Former teachers college employee to keep severance

A former employee of the now-defunct B.C. College of Teachers is entitled to severance after the provincial government abolished the body, held the B.C. Court of Appeal.

In Maxwell v. British Columbia, the court ruled in favour of Beverley Maxwell, the college’s former director of certification, entitling her to $312,545 in severance.

The case arises from the Teachers Act, a 2011 B.C. law that ended self-regulation for the profession and closed down the B.C. College of Teachers. Responsibility for teaching, as well as all debts, liabilities, and obligations of the college, were transferred to the Teacher Regulation Branch of the Ministry of Education.
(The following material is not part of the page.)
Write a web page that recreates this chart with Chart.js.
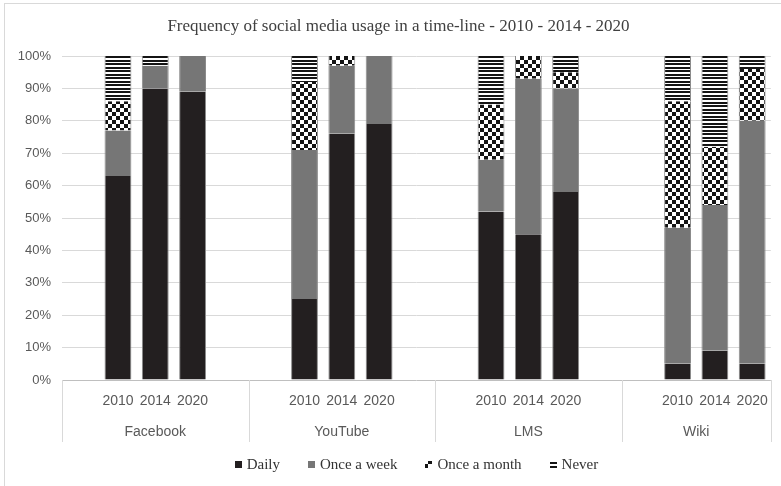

Maxwell was offered a position with the Teacher Regulation Branch, but she declined it.

“This position is a demotion in a number of ways,” she wrote in a letter to the deputy education minister. Maxwell pointed to reduced future salary, holiday allowance, pension, and salary as her reasons.

Maxwell gave the letter to the registrar of the college on Dec. 12, a month before the college was expected to be dissolved, and told her she wouldn’t be accepting the position.

The primary question before the courts was when Maxwell’s employment was actually terminated; was it when she declined to take the job on Dec. 12 or when the B.C. College of Teachers was dissolved?

At the B.C. Supreme Court, Justice Ronald Skolrood, ruled that by Dec. 12, “Ms. Maxwell was well aware that her employment with the College was coming to an end on the basis that the College was going to be dissolved.”

While the Crown argued her contract didn’t explicitly foresee the dissolution of the college and therefore the contract was frustrated, Skolrood disagreed.

“It would have been open to the legislature when enacting the [Teachers] Act to address directly the issue of compensation for affected employees and to legislate the Crown out of the severance obligation,” he wrote. “The legislature did not choose to do so.”

At the B.C. Court of Appeal, Justice Edward Chiasson, writing for a three-judge panel, upheld Skolrood’s ruling.

“In the present case, dissolution was not the act of the College, but the effect at law was the same: the respondent’s employment was terminated without cause,” he wrote. “Although the College did not itself make the decision to terminate the respondent’s employment, the government’s decision to dissolve the College amounted to the same thing.”

Maxwell had also been seeking pension contributions from the government, but both the trial judge and the appeals court chose to only award her pension contributions for her severance period.